# What to do
List each line in which the string "with" appears.

# Raw records
****************
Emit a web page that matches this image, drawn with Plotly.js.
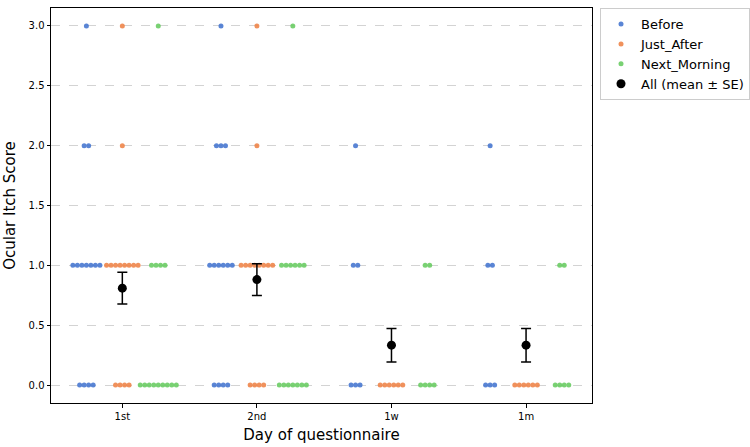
<!DOCTYPE html>
<html>
<head>
<meta charset="utf-8">
<script src="https://cdn.plot.ly/plotly-3.0.1.min.js"></script>
<style>html,body{margin:0;padding:0;background:#fff;}#chart{width:750px;height:447px;}</style>
</head>
<body>
<div id="chart"></div>
<script>
// Categories and score levels
const categories = ["1st", "2nd", "1w", "1m"];
const scoreLevels = [0, 1, 2, 3];
const yTickVals = [0, 0.5, 1, 1.5, 2, 2.5, 3];
const yTickText = ["0.0", "0.5", "1.0", "1.5", "2.0", "2.5", "3.0"];

// Number of respondents at each score level [0,1,2,3] per category
const beforeCounts      = [[4, 7, 2, 1], [4, 6, 3, 1], [3, 2, 1, 0], [3, 2, 1, 0]];
const justAfterCounts   = [[4, 8, 1, 1], [4, 8, 1, 1], [6, 0, 0, 0], [6, 0, 0, 0]];
const nextMorningCounts = [[9, 4, 0, 1], [7, 6, 0, 1], [4, 2, 0, 0], [4, 2, 0, 0]];

const groupNames = ["Before", "Just_After", "Next_Morning"];
const groupColors = ["#4878D0", "#EE854A", "#6ACC64"];
const groupCounts = [beforeCounts, justAfterCounts, nextMorningCounts];
const hueOffsets = [-0.267, 0, 0.267];
const dotStep = 0.0335;

const traces = [];
groupCounts.forEach((counts, g) => {
  const xs = [], ys = [];
  counts.forEach((row, c) => {
    row.forEach((n, s) => {
      for (let i = 0; i < n; i++) {
        xs.push(c + hueOffsets[g] + (i - (n - 1) / 2) * dotStep);
        ys.push(scoreLevels[s]);
      }
    });
  });
  traces.push({
    type: "scatter", mode: "markers", name: groupNames[g],
    x: xs, y: ys, legendgroup: "g" + g,
    marker: {color: groupColors[g], size: 5, opacity: 0.9},
    hoverinfo: "skip"
  });
});

// Mean ± SE of all responses per category
const means = [], ses = [];
categories.forEach((cat, c) => {
  const vals = [];
  groupCounts.forEach(counts => {
    counts[c].forEach((n, s) => { for (let i = 0; i < n; i++) vals.push(scoreLevels[s]); });
  });
  const n = vals.length;
  const m = vals.reduce((a, b) => a + b, 0) / n;
  const v = vals.reduce((a, b) => a + (b - m) * (b - m), 0) / (n - 1);
  means.push(m);
  ses.push(Math.sqrt(v / n));
});

traces.push({
  type: "scatter", mode: "markers", name: "All (mean ± SE)",
  x: categories.map((_, i) => i), y: means, legendgroup: "all",
  marker: {color: "black", size: 9},
  error_y: {type: "data", array: ses, visible: true, color: "black", thickness: 1.5, width: 5}
});

const layout = {
  width: 750, height: 447,
  margin: {l: 51, r: 158, t: 8, b: 44, autoexpand: false},
  paper_bgcolor: "#fff", plot_bgcolor: "#fff",
  font: {family: "DejaVu Sans", color: "#000"},
  showlegend: true,
  legend: {
    xref: "container", yref: "container",
    x: 0.8, y: 0.982, xanchor: "left", yanchor: "top",
    bgcolor: "#fff", bordercolor: "#cccccc", borderwidth: 1,
    font: {size: 13, family: "DejaVu Sans"}, tracegroupgap: 0
  },
  xaxis: {
    range: [-0.53, 3.49],
    tickmode: "array", tickvals: categories.map((_, i) => i), ticktext: categories,
    showgrid: false, zeroline: false,
    showline: true, mirror: true, linecolor: "#000", linewidth: 1,
    ticks: "outside", ticklen: 3.5, tickcolor: "#000",
    tickfont: {size: 10},
    title: {text: "Day of questionnaire", font: {size: 15}, standoff: 8}
  },
  yaxis: {
    range: [-0.15, 3.15],
    tickmode: "array", tickvals: yTickVals, ticktext: yTickText,
    showgrid: true, gridcolor: "#c8c8c8", griddash: "dash", gridwidth: 0.8,
    zeroline: false,
    showline: true, mirror: true, linecolor: "#000", linewidth: 1,
    ticks: "outside", ticklen: 3.5, tickcolor: "#000",
    tickfont: {size: 10},
    title: {text: "Ocular Itch Score", font: {size: 15}, standoff: 9}
  }
};

Plotly.newPlot("chart", traces, layout, {displayModeBar: false, staticPlot: true});
</script>
</body>
</html>
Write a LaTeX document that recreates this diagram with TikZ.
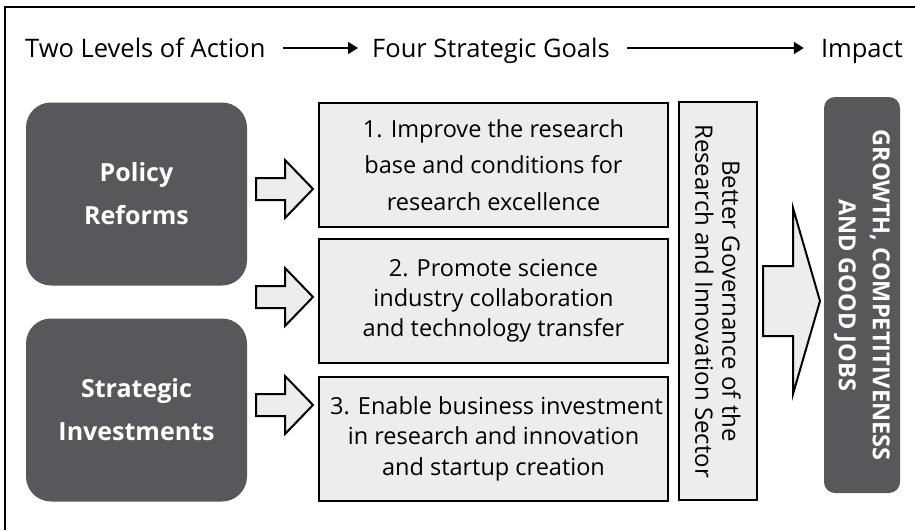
\documentclass[tikz,border=0pt]{standalone}
\usepackage{fontspec}
\setmainfont{Open Sans}
\usetikzlibrary{arrows.meta}
\definecolor{darkbox}{HTML}{58585A}
\definecolor{lightbox}{HTML}{ECEDEC}
\newcommand{\blockarr}[6]{\draw[blk] (#1,#4-#5) -- (#2,#4-#5) -- (#2,#4-#6) -- (#3,#4) -- (#2,#4+#6) -- (#2,#4+#5) -- (#1,#4+#5) -- cycle;}
\begin{document}
\begin{tikzpicture}[x=1pt,y=-1pt,
  hdr/.style={inner sep=0pt, font=\fontsize{25.5}{30}\selectfont},
  hdrarrow/.style={line width=1.6pt, -{Triangle[length=10pt,width=12pt]}},
  level/.style={fill=darkbox, rounded corners=25pt, minimum width=221pt, minimum height=183pt, inner sep=0pt, text=white, align=center, font=\bfseries\fontsize{25}{43}\selectfont},
  goal/.style={draw=black, line width=2pt, fill=lightbox, minimum width=349pt, minimum height=124pt, inner sep=0pt, align=center},
  gov/.style={draw=black, line width=2pt, fill=lightbox, minimum width=398pt, minimum height=78pt, inner sep=0pt, align=center, font=\fontsize{24}{27}\selectfont},
  impact/.style={fill=darkbox, rounded corners=11pt, minimum width=396pt, minimum height=76pt, inner sep=0pt, text=white, align=center, font=\bfseries\fontsize{23.5}{34}\selectfont},
  blk/.style={draw=black, line width=2pt, fill=lightbox, line join=miter}
]
\useasboundingbox (0,0) rectangle (915,530);
\draw[line width=2.5pt] (5,530) -- (5,7) -- (915,7);

\node[hdr, anchor=base west] (h1) at (25,57) {Two Levels of Action};
\node[hdr, anchor=base west] (h2) at (372,57) {Four Strategic Goals};
\node[hdr, anchor=base east] (h3) at (903,57) {Impact};
\draw[hdrarrow] ([xshift=17pt,yshift=9pt]h1.base east) -- ([xshift=-14pt,yshift=9pt]h2.base west);
\draw[hdrarrow] ([xshift=17pt,yshift=9pt]h2.base east) -- ([xshift=-17pt,yshift=9pt]h3.base west);

\node[level] (pol) at (136.5,194) {Policy\\Reforms};
\node[level] (inv) at (136.5,410) {Strategic\\Investments};

\node[goal, font=\fontsize{23.5}{36.7}\selectfont] (g1) at (493.5,165) {1. Improve the research\\base and conditions for\\research excellence};
\node[goal, font=\fontsize{23.5}{30}\selectfont] (g2) at (493.5,301) {2. Promote science\\industry collaboration\\and technology transfer};
\node[goal, font=\fontsize{23.5}{30.5}\selectfont] (g3) at (493.5,438.5) {\hspace*{6pt}3. Enable business investment\\in research and innovation\\and startup creation};

\blockarr{256}{285}{313}{189}{11}{29}
\blockarr{256}{285}{313}{297}{11}{29}
\blockarr{256}{285}{313}{405}{11}{29}

\node[gov, rotate=-90] (gov) at (718,301) {Better Governance of the\\Research and Innovation Sector};

\blockarr{763}{793}{820}{301}{35}{93}

\node[impact, rotate=-90] (imp) at (862,295) {GROWTH, COMPETITIVENESS\\AND GOOD JOBS};
\end{tikzpicture}
\end{document}
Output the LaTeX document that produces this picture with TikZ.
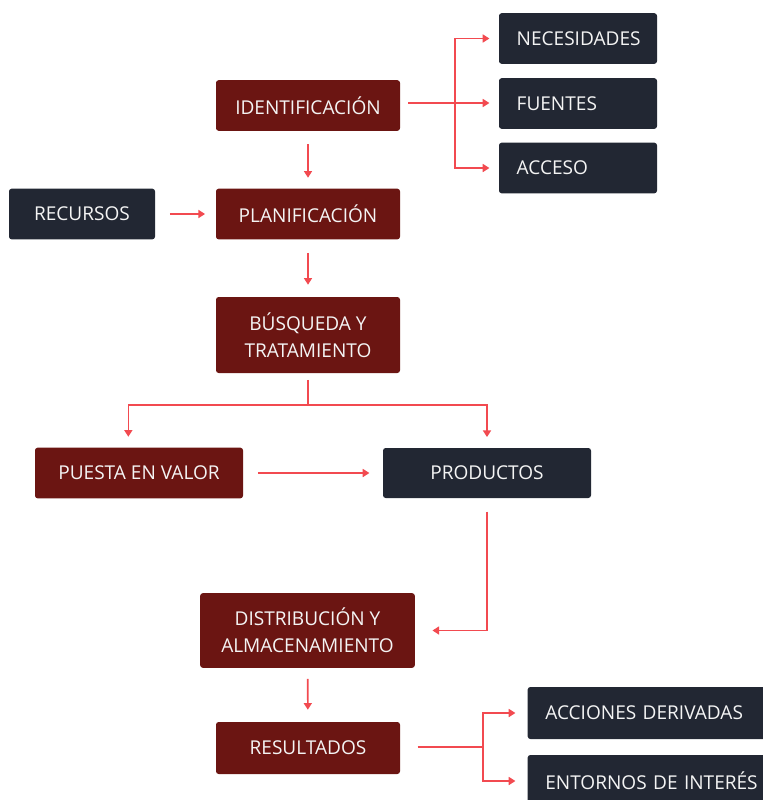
****************
# Complete response
Emit a web page that matches this image, drawn with Plotly.js.
Write a LaTeX document that recreates this diagram with TikZ.
Output the LaTeX document that produces this picture with TikZ.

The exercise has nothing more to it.